Off the road for more than 40 years, this original SS 100 is set for a new beginning
RARELY DO we have the opportunity to view a car in its discovered state, prior to a restoration. Usually our first sight of a car is after it has been restored back to better-than-new condition. Suffolk Sportscars, renowned for its superb SS 100 and C-type replicas, occasionally have a genuine SS 100 in stock. The most recent is a 2½-litre version, chassis number 18093, a remarkable survivor despite looking a little down at heel.
A little over 300 SS Jaguar 100s rolled off a rudimentary production line (just as Jaguar Cars was shaking off what would become the socially unacceptable SS title), and few survive intact, wearing their years as a testimony to their past.
Manufactured on May 1, 1937, registered FMT 984 and finished in black with red upholstery, chassis 18093 was despatched from Jaguar to Halls Car Sales in London’s Great Portland Street, via Henlys. Although there is no record of the original owner, the history file shows a photograph of the car at a Swiss petrol station in August 1939, which was taken by the motor racing photographer Robert Fellowes. Fellowes was travelling with the owner, said to be a Cambridge student called Monday, to photograph the 1939 Swiss Grand Prix (a walkover by the German Mercedes team, pursued by Auto Union).

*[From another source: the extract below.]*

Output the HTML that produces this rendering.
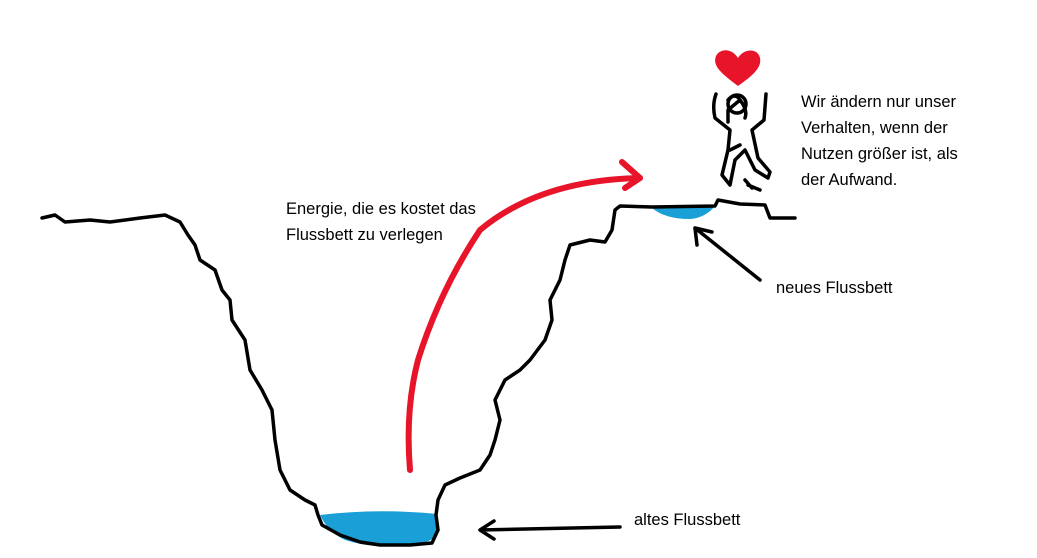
<!DOCTYPE html>
<html><head><style>
body{margin:0;background:#fff;width:1037px;height:558px;overflow:hidden;position:relative;font-family:"Liberation Sans",sans-serif;}
.t{position:absolute;font-size:16.5px;color:#000;line-height:26px;white-space:nowrap}
svg{position:absolute;left:0;top:0}
</style></head><body>
<svg width="1037" height="558" viewBox="0 0 1037 558">
<path d="M320,515 Q378,508 437,514 L436,535 Q430,545 400,546 Q370,548 345,540 Q328,532 320,515Z" fill="#1a9fd6"/>
<path d="M652,208 L715,206 Q705,218 690,219 Q665,219 652,208Z" fill="#1a9fd6"/>
<g fill="none" stroke="#000" stroke-width="3.5" stroke-linejoin="round" stroke-linecap="round">
<path d="M42,218 L55,215 L65,222 L90,220 L110,222 L140,218 L165,215 L180,222 L188,235 L195,245 L200,260 L215,270 L222,290 L230,300 L232,320 L245,340 L250,370 L262,390 L272,410 L275,440 L280,470 L290,490 L305,500 L315,505 L318,515 L322,525 L340,535 L360,542 L380,545 L410,545 L432,543 L438,530 L436,515 L438,500 L445,485 L460,478 L480,470 L490,455 L495,440 L500,420 L495,400 L505,380 L520,370 L530,360 L545,340 L552,320 L550,300 L560,280 L565,260 L570,245 L590,240 L605,242 L612,230 L615,210 L620,206 L652,207 L715,206 L718,200 L740,204 L765,205 L770,218 L795,218"/>
<path d="M695,228 L760,280 M695,228 L697,245 M695,228 L712,232"/>
<path d="M480,530 L620,527 M480,530 L494,521 M480,530 L494,539"/>
<path d="M716,94 Q712,105 715,118 L730,130 L728,150 L722,175 L730,185 L735,160 L745,150 L755,170 L768,178 L770,172 L758,158 L752,130 L764,120 L766,94 M728,122 L728,110 L740,100 Q735,92 728,100 M730,150 L740,145 M740,100 Q748,110 745,118"/>
<circle cx="737" cy="104" r="9"/>
<path d="M748,185 L760,190 M745,180 L752,188"/>
</g>
<path d="M410,470 Q405,410 418,360 Q440,290 480,230 Q540,180 640,178" fill="none" stroke="#e8142a" stroke-width="6" stroke-linecap="round"/>
<path d="M622,162 L640,178 L625,188" fill="none" stroke="#e8142a" stroke-width="6" stroke-linecap="round" stroke-linejoin="round"/>
<path d="M738,86 C722,74 712,66 716,56 C720,48 732,48 738,58 C744,48 758,48 760,58 C762,68 752,76 738,86Z" fill="#e8142a"/>
</svg>
<div class="t" style="left:286px;top:196px">Energie, die es kostet das<br>Flussbett zu verlegen</div>
<div class="t" style="left:801px;top:89px">Wir ändern nur unser<br>Verhalten, wenn der<br>Nutzen größer ist, als<br>der Aufwand.</div>
<div class="t" style="left:776px;top:275px">neues Flussbett</div>
<div class="t" style="left:634px;top:507px">altes Flussbett</div>
</body></html>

Less than a year after the photograph was taken, Fellowes joined the Artists Rifles. He had reached the rank of Acting Captain when he was badly injured at El Alamein, losing one leg and the other left in bad shape. Although he seemed to recover well, even acting as a liaison officer for a propaganda film, he was to lose his life as a result of sand entering his lungs during the injury.